▶ [Description of the task] Write out, word for word, every line from the first one through the line that holds "annot_y = [0.2521, 0.199, 0.0159]", and nothing else; skip the pictures.

▶ [Data]
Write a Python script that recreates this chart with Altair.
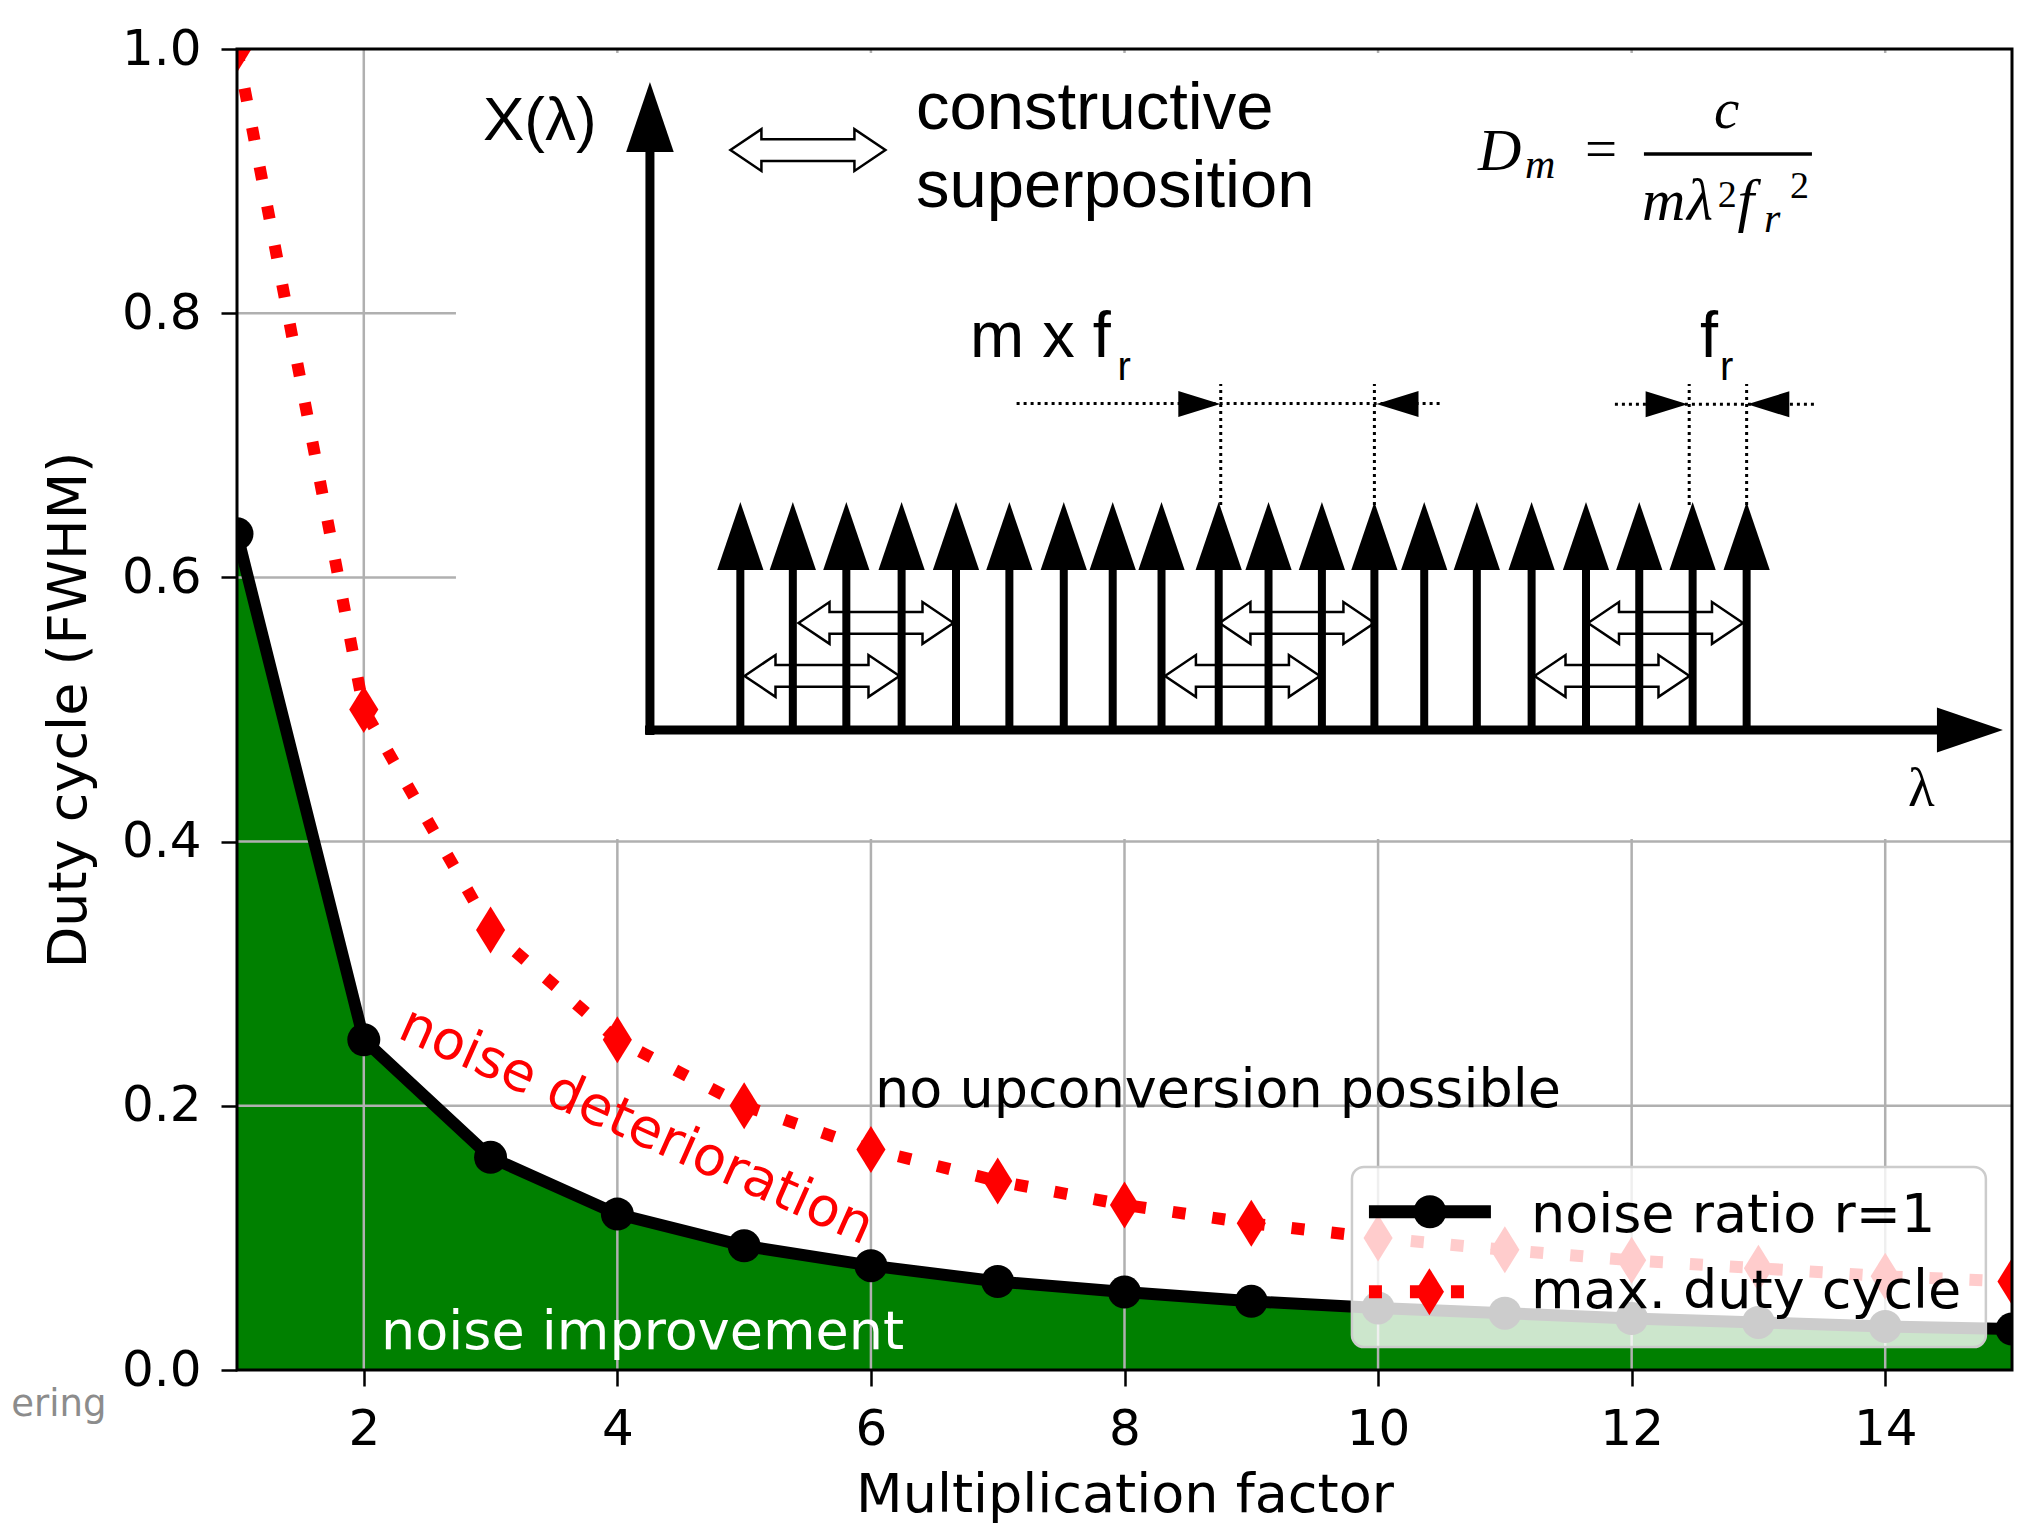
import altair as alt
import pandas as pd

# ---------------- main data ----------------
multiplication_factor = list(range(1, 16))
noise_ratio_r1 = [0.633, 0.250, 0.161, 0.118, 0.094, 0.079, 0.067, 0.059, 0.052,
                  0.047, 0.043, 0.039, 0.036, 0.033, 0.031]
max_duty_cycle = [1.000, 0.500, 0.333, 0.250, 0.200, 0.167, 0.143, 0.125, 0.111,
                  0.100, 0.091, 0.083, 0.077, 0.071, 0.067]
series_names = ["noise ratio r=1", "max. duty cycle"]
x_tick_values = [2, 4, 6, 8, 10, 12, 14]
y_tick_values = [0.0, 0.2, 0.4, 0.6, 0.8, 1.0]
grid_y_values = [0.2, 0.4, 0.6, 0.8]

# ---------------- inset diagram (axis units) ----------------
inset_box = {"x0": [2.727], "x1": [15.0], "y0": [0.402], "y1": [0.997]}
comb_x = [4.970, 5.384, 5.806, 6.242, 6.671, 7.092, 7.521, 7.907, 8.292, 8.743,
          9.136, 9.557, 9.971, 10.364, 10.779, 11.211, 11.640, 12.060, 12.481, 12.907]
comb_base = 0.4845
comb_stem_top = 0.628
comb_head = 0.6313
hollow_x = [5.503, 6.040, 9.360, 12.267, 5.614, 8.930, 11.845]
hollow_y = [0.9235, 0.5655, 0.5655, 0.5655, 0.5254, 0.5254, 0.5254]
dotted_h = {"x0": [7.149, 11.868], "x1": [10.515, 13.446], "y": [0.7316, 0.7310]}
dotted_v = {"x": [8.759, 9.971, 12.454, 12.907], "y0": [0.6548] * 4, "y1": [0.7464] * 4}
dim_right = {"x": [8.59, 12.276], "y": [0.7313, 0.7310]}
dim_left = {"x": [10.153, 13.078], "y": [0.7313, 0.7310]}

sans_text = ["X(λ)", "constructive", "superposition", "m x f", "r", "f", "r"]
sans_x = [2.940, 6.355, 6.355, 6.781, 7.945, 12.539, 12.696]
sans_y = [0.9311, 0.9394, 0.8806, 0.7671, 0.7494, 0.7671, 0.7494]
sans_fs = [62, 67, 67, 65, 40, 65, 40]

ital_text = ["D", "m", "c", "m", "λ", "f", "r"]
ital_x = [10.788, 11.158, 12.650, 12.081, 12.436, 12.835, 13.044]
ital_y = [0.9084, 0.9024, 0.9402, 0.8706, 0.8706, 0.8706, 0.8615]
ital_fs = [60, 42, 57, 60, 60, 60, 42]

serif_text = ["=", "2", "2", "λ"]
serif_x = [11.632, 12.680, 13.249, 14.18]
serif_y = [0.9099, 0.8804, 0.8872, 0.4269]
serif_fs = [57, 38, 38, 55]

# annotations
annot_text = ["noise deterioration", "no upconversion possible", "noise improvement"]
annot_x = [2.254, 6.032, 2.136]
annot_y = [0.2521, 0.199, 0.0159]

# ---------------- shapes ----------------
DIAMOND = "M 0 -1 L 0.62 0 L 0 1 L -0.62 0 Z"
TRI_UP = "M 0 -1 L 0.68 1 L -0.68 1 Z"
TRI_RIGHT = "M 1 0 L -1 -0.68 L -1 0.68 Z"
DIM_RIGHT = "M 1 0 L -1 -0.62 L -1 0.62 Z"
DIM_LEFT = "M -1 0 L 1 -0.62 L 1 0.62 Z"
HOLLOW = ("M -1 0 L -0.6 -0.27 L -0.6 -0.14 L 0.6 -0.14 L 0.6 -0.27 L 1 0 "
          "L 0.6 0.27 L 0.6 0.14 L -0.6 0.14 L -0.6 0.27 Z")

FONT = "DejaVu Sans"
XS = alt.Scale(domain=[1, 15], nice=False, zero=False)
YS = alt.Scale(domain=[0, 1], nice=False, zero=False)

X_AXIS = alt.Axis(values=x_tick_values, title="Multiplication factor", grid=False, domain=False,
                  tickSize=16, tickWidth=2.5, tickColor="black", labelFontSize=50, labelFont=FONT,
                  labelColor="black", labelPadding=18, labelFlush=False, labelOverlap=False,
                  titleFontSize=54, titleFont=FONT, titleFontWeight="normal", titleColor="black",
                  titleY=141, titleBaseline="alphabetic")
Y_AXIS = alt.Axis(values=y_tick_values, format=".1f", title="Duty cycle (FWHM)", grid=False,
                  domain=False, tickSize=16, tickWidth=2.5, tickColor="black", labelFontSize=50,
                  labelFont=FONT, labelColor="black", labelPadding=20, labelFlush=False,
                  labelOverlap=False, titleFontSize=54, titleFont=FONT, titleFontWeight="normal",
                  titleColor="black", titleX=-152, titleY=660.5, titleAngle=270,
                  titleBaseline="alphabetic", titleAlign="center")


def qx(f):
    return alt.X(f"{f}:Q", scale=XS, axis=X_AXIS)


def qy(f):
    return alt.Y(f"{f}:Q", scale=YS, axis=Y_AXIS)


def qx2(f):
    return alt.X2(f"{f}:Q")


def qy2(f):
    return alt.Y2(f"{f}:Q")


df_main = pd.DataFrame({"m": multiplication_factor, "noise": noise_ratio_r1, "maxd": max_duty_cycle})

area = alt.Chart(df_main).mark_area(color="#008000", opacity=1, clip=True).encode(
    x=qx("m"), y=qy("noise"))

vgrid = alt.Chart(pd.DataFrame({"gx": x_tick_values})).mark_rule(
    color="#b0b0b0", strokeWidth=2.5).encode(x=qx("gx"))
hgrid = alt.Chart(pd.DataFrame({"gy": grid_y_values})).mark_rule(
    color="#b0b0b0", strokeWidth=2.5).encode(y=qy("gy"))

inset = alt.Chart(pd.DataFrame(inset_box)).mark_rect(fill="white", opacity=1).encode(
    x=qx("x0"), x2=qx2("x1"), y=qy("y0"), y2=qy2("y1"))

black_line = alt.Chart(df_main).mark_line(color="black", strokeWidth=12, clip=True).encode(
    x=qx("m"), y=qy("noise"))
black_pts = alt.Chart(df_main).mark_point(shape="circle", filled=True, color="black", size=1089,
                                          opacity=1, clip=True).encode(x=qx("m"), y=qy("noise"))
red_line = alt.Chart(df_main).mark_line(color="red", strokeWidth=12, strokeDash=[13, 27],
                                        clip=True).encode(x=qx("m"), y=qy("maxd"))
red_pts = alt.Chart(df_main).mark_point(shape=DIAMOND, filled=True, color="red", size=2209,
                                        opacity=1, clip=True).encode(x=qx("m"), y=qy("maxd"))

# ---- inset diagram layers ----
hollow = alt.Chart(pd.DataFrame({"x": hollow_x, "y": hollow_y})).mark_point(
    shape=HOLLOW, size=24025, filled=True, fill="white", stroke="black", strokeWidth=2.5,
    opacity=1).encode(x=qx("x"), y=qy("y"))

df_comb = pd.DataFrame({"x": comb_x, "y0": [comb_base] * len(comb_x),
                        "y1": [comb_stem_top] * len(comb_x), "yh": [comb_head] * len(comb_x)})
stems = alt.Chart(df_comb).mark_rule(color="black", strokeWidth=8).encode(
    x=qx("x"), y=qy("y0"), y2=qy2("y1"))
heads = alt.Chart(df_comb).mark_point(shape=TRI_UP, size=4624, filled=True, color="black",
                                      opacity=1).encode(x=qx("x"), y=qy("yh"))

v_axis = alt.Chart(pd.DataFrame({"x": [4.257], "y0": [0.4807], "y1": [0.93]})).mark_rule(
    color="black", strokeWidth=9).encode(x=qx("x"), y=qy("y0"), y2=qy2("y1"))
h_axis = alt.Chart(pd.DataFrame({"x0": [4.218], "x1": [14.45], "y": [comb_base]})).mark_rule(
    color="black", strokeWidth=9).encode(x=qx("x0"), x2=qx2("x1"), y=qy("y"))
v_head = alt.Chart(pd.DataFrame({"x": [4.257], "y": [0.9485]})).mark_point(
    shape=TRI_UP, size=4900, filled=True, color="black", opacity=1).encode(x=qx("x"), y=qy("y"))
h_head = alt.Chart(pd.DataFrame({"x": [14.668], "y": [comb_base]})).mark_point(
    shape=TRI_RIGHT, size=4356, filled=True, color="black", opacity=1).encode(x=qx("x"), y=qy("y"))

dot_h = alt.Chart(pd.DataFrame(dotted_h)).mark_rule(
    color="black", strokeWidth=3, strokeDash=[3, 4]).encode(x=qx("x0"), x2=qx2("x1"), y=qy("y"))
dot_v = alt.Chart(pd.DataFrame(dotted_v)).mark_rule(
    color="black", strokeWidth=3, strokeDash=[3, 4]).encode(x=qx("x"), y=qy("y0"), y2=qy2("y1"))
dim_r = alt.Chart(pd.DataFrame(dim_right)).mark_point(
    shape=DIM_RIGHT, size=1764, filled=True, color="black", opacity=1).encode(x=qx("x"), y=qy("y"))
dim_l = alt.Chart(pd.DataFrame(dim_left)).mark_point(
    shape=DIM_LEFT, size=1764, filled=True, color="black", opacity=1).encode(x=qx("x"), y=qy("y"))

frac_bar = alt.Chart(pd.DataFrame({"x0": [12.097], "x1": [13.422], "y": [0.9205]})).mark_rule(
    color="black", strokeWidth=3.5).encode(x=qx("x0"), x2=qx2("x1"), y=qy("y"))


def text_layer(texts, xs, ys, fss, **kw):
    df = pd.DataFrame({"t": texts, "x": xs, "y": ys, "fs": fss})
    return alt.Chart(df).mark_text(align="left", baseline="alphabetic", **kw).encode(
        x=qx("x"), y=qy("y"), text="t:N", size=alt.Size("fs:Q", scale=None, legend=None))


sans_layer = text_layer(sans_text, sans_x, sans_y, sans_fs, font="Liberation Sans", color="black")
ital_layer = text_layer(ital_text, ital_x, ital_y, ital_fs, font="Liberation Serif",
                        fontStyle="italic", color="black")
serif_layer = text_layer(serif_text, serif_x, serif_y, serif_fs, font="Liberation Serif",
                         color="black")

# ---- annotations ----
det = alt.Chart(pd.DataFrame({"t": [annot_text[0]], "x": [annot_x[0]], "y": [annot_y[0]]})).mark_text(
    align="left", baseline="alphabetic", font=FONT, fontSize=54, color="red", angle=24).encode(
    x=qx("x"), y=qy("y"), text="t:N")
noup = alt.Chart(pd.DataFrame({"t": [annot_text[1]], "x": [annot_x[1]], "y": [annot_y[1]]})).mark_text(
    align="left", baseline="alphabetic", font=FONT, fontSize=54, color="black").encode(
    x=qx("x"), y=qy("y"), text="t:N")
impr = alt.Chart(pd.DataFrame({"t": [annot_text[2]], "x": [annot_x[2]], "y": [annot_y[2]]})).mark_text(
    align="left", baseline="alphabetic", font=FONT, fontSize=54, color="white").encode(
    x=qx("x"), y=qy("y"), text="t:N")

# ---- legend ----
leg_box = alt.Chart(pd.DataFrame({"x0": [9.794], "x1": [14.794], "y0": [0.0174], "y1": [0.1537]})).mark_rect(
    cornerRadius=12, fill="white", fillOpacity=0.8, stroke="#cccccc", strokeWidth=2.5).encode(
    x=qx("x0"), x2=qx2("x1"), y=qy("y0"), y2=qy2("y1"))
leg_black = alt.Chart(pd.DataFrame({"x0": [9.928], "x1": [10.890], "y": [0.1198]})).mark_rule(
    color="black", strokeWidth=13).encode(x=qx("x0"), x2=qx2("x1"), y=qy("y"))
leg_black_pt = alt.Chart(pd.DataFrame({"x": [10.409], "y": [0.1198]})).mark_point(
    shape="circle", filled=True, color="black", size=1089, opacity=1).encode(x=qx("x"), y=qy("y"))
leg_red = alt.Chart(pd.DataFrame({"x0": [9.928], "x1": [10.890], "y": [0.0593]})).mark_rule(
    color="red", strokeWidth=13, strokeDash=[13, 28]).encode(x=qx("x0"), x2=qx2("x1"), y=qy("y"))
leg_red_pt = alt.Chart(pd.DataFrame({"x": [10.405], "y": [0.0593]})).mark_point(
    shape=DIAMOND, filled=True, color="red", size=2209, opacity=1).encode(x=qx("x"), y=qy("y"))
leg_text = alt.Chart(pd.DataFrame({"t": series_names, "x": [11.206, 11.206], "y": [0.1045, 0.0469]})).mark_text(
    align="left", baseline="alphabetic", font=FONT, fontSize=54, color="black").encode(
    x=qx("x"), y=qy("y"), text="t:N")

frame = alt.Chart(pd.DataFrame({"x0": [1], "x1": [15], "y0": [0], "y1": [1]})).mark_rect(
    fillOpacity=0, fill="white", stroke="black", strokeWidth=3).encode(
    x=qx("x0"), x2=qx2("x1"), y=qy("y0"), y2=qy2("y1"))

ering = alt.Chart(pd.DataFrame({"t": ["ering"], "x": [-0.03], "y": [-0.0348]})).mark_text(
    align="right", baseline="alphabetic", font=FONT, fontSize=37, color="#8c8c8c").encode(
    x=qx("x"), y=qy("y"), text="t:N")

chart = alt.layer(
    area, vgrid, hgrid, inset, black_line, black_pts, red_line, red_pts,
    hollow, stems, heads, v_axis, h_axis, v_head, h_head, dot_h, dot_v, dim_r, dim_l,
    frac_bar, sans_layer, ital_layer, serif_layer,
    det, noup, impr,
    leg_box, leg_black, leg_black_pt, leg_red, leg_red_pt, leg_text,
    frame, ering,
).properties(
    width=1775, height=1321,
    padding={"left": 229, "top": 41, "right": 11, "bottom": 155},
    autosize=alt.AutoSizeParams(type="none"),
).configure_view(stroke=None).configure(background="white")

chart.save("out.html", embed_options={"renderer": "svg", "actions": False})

▶ [Completed task]
Write a Python script that recreates this chart with Altair.
import altair as alt
import pandas as pd

# ---------------- main data ----------------
multiplication_factor = list(range(1, 16))
noise_ratio_r1 = [0.633, 0.250, 0.161, 0.118, 0.094, 0.079, 0.067, 0.059, 0.052,
                  0.047, 0.043, 0.039, 0.036, 0.033, 0.031]
max_duty_cycle = [1.000, 0.500, 0.333, 0.250, 0.200, 0.167, 0.143, 0.125, 0.111,
                  0.100, 0.091, 0.083, 0.077, 0.071, 0.067]
series_names = ["noise ratio r=1", "max. duty cycle"]
x_tick_values = [2, 4, 6, 8, 10, 12, 14]
y_tick_values = [0.0, 0.2, 0.4, 0.6, 0.8, 1.0]
grid_y_values = [0.2, 0.4, 0.6, 0.8]

# ---------------- inset diagram (axis units) ----------------
inset_box = {"x0": [2.727], "x1": [15.0], "y0": [0.402], "y1": [0.997]}
comb_x = [4.970, 5.384, 5.806, 6.242, 6.671, 7.092, 7.521, 7.907, 8.292, 8.743,
          9.136, 9.557, 9.971, 10.364, 10.779, 11.211, 11.640, 12.060, 12.481, 12.907]
comb_base = 0.4845
comb_stem_top = 0.628
comb_head = 0.6313
hollow_x = [5.503, 6.040, 9.360, 12.267, 5.614, 8.930, 11.845]
hollow_y = [0.9235, 0.5655, 0.5655, 0.5655, 0.5254, 0.5254, 0.5254]
dotted_h = {"x0": [7.149, 11.868], "x1": [10.515, 13.446], "y": [0.7316, 0.7310]}
dotted_v = {"x": [8.759, 9.971, 12.454, 12.907], "y0": [0.6548] * 4, "y1": [0.7464] * 4}
dim_right = {"x": [8.59, 12.276], "y": [0.7313, 0.7310]}
dim_left = {"x": [10.153, 13.078], "y": [0.7313, 0.7310]}

sans_text = ["X(λ)", "constructive", "superposition", "m x f", "r", "f", "r"]
sans_x = [2.940, 6.355, 6.355, 6.781, 7.945, 12.539, 12.696]
sans_y = [0.9311, 0.9394, 0.8806, 0.7671, 0.7494, 0.7671, 0.7494]
sans_fs = [62, 67, 67, 65, 40, 65, 40]

ital_text = ["D", "m", "c", "m", "λ", "f", "r"]
ital_x = [10.788, 11.158, 12.650, 12.081, 12.436, 12.835, 13.044]
ital_y = [0.9084, 0.9024, 0.9402, 0.8706, 0.8706, 0.8706, 0.8615]
ital_fs = [60, 42, 57, 60, 60, 60, 42]

serif_text = ["=", "2", "2", "λ"]
serif_x = [11.632, 12.680, 13.249, 14.18]
serif_y = [0.9099, 0.8804, 0.8872, 0.4269]
serif_fs = [57, 38, 38, 55]

# annotations
annot_text = ["noise deterioration", "no upconversion possible", "noise improvement"]
annot_x = [2.254, 6.032, 2.136]
annot_y = [0.2521, 0.199, 0.0159]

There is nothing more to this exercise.